Rue89 persiste et signe, se refuse d’obtempérer et de retirer l’article de son site « sous astreinte de 5 000 euros par jour de retard » (en sus des cinq millions d’euros réclamés). Et Rue89 de pousser des cris d’orfraie. Mais c’est quoi, quelques milliers d’euros quotidiens par rapport au 500 par seconde qu’encaisse Liliane Bettencourt ? Pour un de Sérigny, ce n’est peut-être que la moitié de ses gains d’une journée (mais, bien évidemment, en sus de ses 35 heures hebdomadaires de déjeuners et dîners en ville, il travaille, lui, sans doute bien davantage que des plumitifs).

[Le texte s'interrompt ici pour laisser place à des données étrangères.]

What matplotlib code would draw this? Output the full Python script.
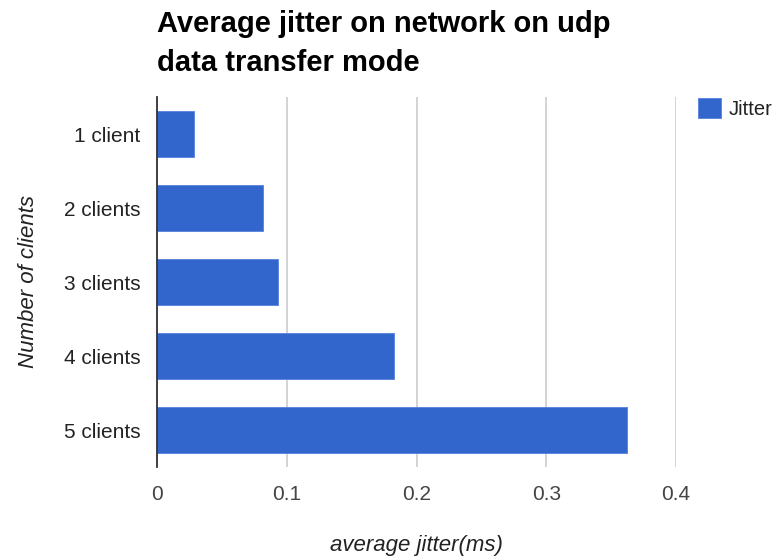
import matplotlib.pyplot as plt

clients = ["1 client", "2 clients", "3 clients", "4 clients", "5 clients"]
jitter = [0.0285, 0.082, 0.0935, 0.1825, 0.3625]
ticks = [0, 0.1, 0.2, 0.3, 0.4]
title_lines = ["Average jitter on network on udp", "data transfer mode"]

plt.rcParams["font.family"] = ["Liberation Sans", "DejaVu Sans"]

W, H = 782, 556
fig = plt.figure(figsize=(W / 100, H / 100), dpi=100)
# plot area in pixel coordinates
left, right, top, bottom = 157, 676, 97, 467
ax = fig.add_axes([left / W, 1 - bottom / H, (right - left) / W, (bottom - top) / H])

ypos = list(range(len(clients)))
ax.barh(ypos, jitter, height=0.61, color="#3366cc", edgecolor="#5580dd",
        linewidth=0.6, label="Jitter", zorder=3)
ax.set_ylim(len(clients) - 0.5, -0.5)
ax.set_xlim(0, 0.4)
ax.set_yticks(ypos)
ax.set_yticklabels(clients, fontsize=15, color="#222222")
ax.set_xticks(ticks)
ax.set_xticklabels(["0", "0.1", "0.2", "0.3", "0.4"], fontsize=15, color="#444444")
ax.tick_params(axis="both", length=0)
ax.tick_params(axis="y", pad=12)
ax.tick_params(axis="x", pad=13)

ax.grid(axis="x", color="#cccccc", linewidth=1.2, zorder=0)
for side in ["top", "right", "bottom"]:
    ax.spines[side].set_visible(False)
ax.spines["left"].set_color("#333333")
ax.spines["left"].set_linewidth(1.3)
ax.spines["left"].set_zorder(4)

ax.set_xlabel("average jitter(ms)", fontsize=16, style="italic", color="#222222", labelpad=22)
ax.set_ylabel("Number of clients", fontsize=16, style="italic", color="#222222", labelpad=18)

# two-line bold title, baselines set in pixels
for line, base in zip(title_lines, [32, 71]):
    fig.text(157 / W, 1 - base / H, line, fontsize=21, fontweight="bold",
             color="#000000", va="baseline", ha="left")

leg = ax.legend(loc="upper left",
                bbox_to_anchor=((698 - left) / (right - left), (bottom - 98) / (bottom - top)),
                frameon=False, fontsize=14.5, handlelength=1.15, handleheight=1.15,
                handletextpad=0.35, borderaxespad=0, borderpad=0)
for t in leg.get_texts():
    t.set_color("#222222")

fig.savefig("out.png", dpi=100)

À son aune, c’est très mesuré, et même charitable. Regardez Liliane Bettencourt. Elle consulte un médecin ? Elle lui lâche 1 700 euros. Elle va faire relier un livre ? Encore quelques centaines d’euros. Elle s’offre une babiole ? Deux-trois mille euros. Comment s’imaginer sortir de chez soi sans quelques milliers d’euros en liquide ?

 

C’est Isabelle Eckert, du Matin, quotidien suisse, qui estime, sans doute d’après des sources judiciaires, que Liliane Bettencourt aurait, au fil de l’eau alimentant le Léman, placé 700 millions de francs suisses auprès d’UBS, du Crédit suisse, de Pictet, de Lombard Odier à Genève ou Vevey. Des sources qui n’intéressent pas le procureur Courroye, concentré à établir que l’île d’Arros n’appartenant plus à Liliane Bettencourt de longue date, il ne saurait être question de lui reprocher de l’avoir un jour, bien avant le terme de la prescription pour dissimulation fiscale, brièvement acquise. Au contraire, Liliane Bettencourt, qui s’est fait chaparder son île d’Arros par une obscure fondation, comme l’établit définitivement le juge helvète Jean-Bernard Schmid (information reprise par Bakchich), doit toujours en supporter les frais de personnel et d’entretien. Il serait normal qu’elle puisse déduire ces sommes (certes modestes : il n’y a guère que vingt personnes en permanence) de son imposition en France. Cela vaut quoi, au juste, 700 millions de CHF ? Bah, ne vous donnez pas la peine de convertir : ce serait près de la moitié de la fortune actuelle de Liliane Bettencourt. Donc, à peu près 250 euros à la seconde, « durant des décennies », précise vaguement Le Matin.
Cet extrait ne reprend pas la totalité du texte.